U.S. pastor: City Harvest Church trial is a test case about government controls

He alluded that the perceived inappropriateness of City Harvest Church's crossover project is cultural.

Belmont Lay| February 11, 03:09 AM

Pastor A.R. Bernard (pictured, top left) is the founder of the 30,000-member Christian Cultural Center in Brooklyn, New York.

He is also a staunch supporter of City Harvest Church founder, Kong Hee, so much so that he is the advisory chairman of the church.

Bernard was here in Singapore recently on Jan. 31 and Feb. 1, 2015, to speak to the CHC congregation before returning home abruptly due to an untimely death in his family.

In a Feb. 8 Washington Times article, "Singapore megachurch founder Kong Hee on trial in religious freedom test case", which framed the ongoing trial of CHC leaders as a matter of exercising freedom -- a preoccupation of Americans -- the 61-year-old pastor made a few eye-popping comments about Kong Hee and City Harvest Church's method of proselytising in Singapore's context.

Here he is waxing lyrical about Kong's perceived grandiose stature:

“Change is taking place in the nation [of Singapore] that is part of a bigger picture,” Mr. Bernard, founder of the 30,000 member-plus Christian Cultural Center in Brooklyn, said of Singapore’s charges against Pastor Kong Hee.

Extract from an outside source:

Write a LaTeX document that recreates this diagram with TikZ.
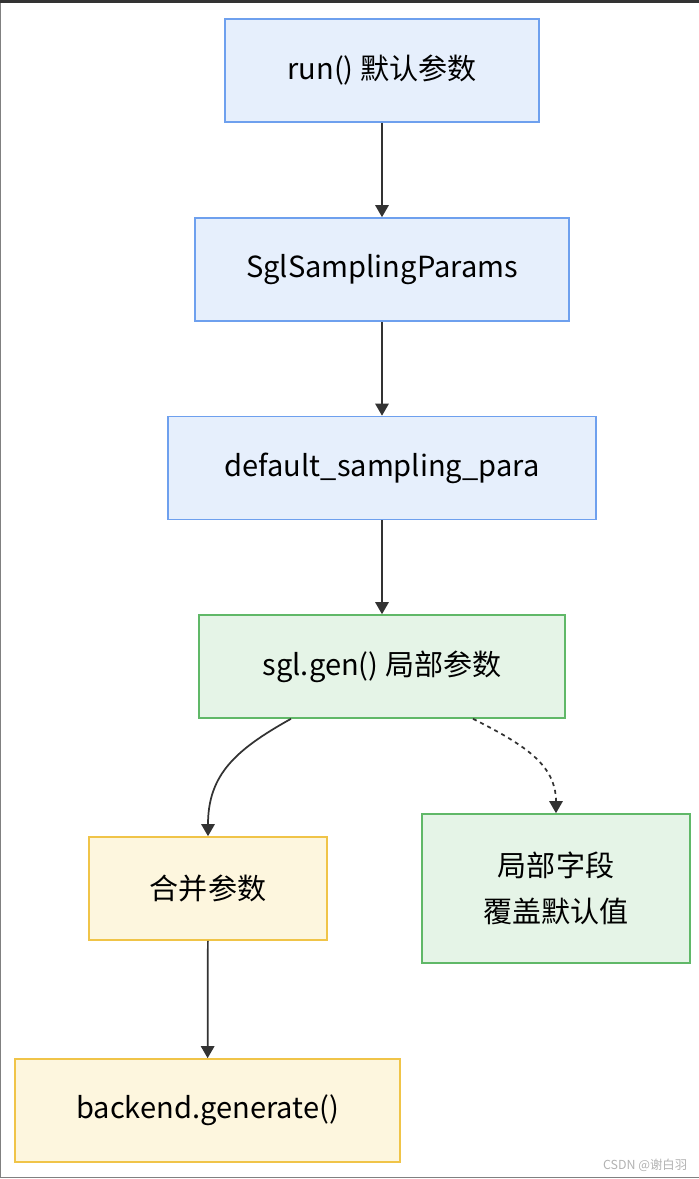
\documentclass[tikz,border=0pt]{standalone}
\usepackage{fontspec}
\setmainfont{Noto Sans CJK SC}
\usepackage{tikz}
\usetikzlibrary{arrows.meta,calc}

\definecolor{bluefill}{RGB}{230,239,252}
\definecolor{blueline}{RGB}{110,160,238}
\definecolor{greenfill}{RGB}{229,244,231}
\definecolor{greenline}{RGB}{96,184,104}
\definecolor{yellowfill}{RGB}{253,246,222}
\definecolor{yellowline}{RGB}{240,196,72}
\definecolor{edgegrey}{RGB}{51,51,51}

\begin{document}
\begin{tikzpicture}[x=0.75pt,y=0.75pt,yscale=-1,xscale=1,
    box/.style={draw,line width=1.2pt,inner sep=0pt,minimum height=77.25pt,align=center,
        font=\fontsize{21.8}{34}\selectfont,text=black},
    bluebox/.style={box,fill=bluefill,draw=blueline},
    greenbox/.style={box,fill=greenfill,draw=greenline},
    yellowbox/.style={box,fill=yellowfill,draw=yellowline},
    link/.style={draw=edgegrey,line width=1.3pt,-{Triangle[length=9pt,width=10pt]}}]

        % frame of the page
        \useasboundingbox (0,0) rectangle (699,1179);
        \fill [edgegrey] (0,0) rectangle (699,3);
        \draw [gray,line width=1pt] (0.5,3) -- (0.5,1177.5) -- (699,1177.5);

        % boxes
        \node [bluebox,minimum width=235.5pt] (run) at (382,70.5) {run() 默认参数};
        \node [bluebox,minimum width=280.5pt] (params) at (382,269.5) {SglSamplingParams};
        \node [bluebox,minimum width=321pt] (default) at (382,468) {default\_sampling\_para};
        \node [greenbox,minimum width=274.5pt] (gen) at (382,666.5) {sgl.gen() 局部参数};
        \node [yellowbox,minimum width=178.5pt] (merge) at (208,888.5) {合并参数};
        \node [greenbox,minimum width=201pt,minimum height=111.75pt] (local) at (556,888.5) {局部字段\\覆盖默认值};
        \node [yellowbox,minimum width=288.75pt] (backend) at (207.5,1110.5) {backend.generate()};

        % connectors
        \draw [link] (run) -- (params);
        \draw [link] (params) -- (default);
        \draw [link] (default) -- (gen);
        \draw [link] ($(gen.south)+(-91,0)$) .. controls (235,750) and (208,775) .. (merge.north);
        \draw [link,dashed,dash pattern=on 3pt off 3pt] ($(gen.south)+(91,0)$) .. controls (525,745) and (556,765) .. (local.north);
        \draw [link] (merge) -- (backend);

        % watermark
        \node [text=gray!60,font=\fontsize{9.3}{10}\selectfont,anchor=east] (mark) at (692,1165) {CSDN @谢白羽};

\end{tikzpicture}
\end{document}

“We don’t pick and choose history. History happens when social, political, economic and even spiritual forces come together and effect change,” said Mr. Bernard, a staunch supporter of Mr. Kong.

 

And explaining why Singapore does not understand the "crossover" concept is because it is a cultural thing:

“I talked to them about looking at the big picture — that essentially we are part of something much greater than ourselves.”

The bigger picture, he said, is that Singapore’s religious freedoms are not identical to those in the U.S. Accepted practices here (referring to the U.S.), such as churches and charities using their own films and “crossover artists” who perform religious and secular music for evangelism, are “strange” in Singapore, he said.

 

Bernard also said the City Harvest Church leaders' actions were misinterpreted when they chose to use Sun Ho’s music for evangelism and took steps to promote her.

The America-based pastor also said Kong “made a few mistakes in judgment, but did not elaborate, adding that he “never did anything illegal, never did anything to the inurement of his own pockets or that of his wife.”

 

However, the cultural difference Bernard alluded to earlier really did show, when the article/ he/ both made the inference that churches in Singapore are some sort of "special interest groups" -- a concept that doesn't exist here:

“His case is really setting precedent. It’s a test case” about government controls, Mr. Bernard said, noting that recent news articles have discussed the emerging influence of Christian churches in Singapore — where a third of the people are Buddhist — and have called for the government to restructure itself to be “sensitive” to special interest groups.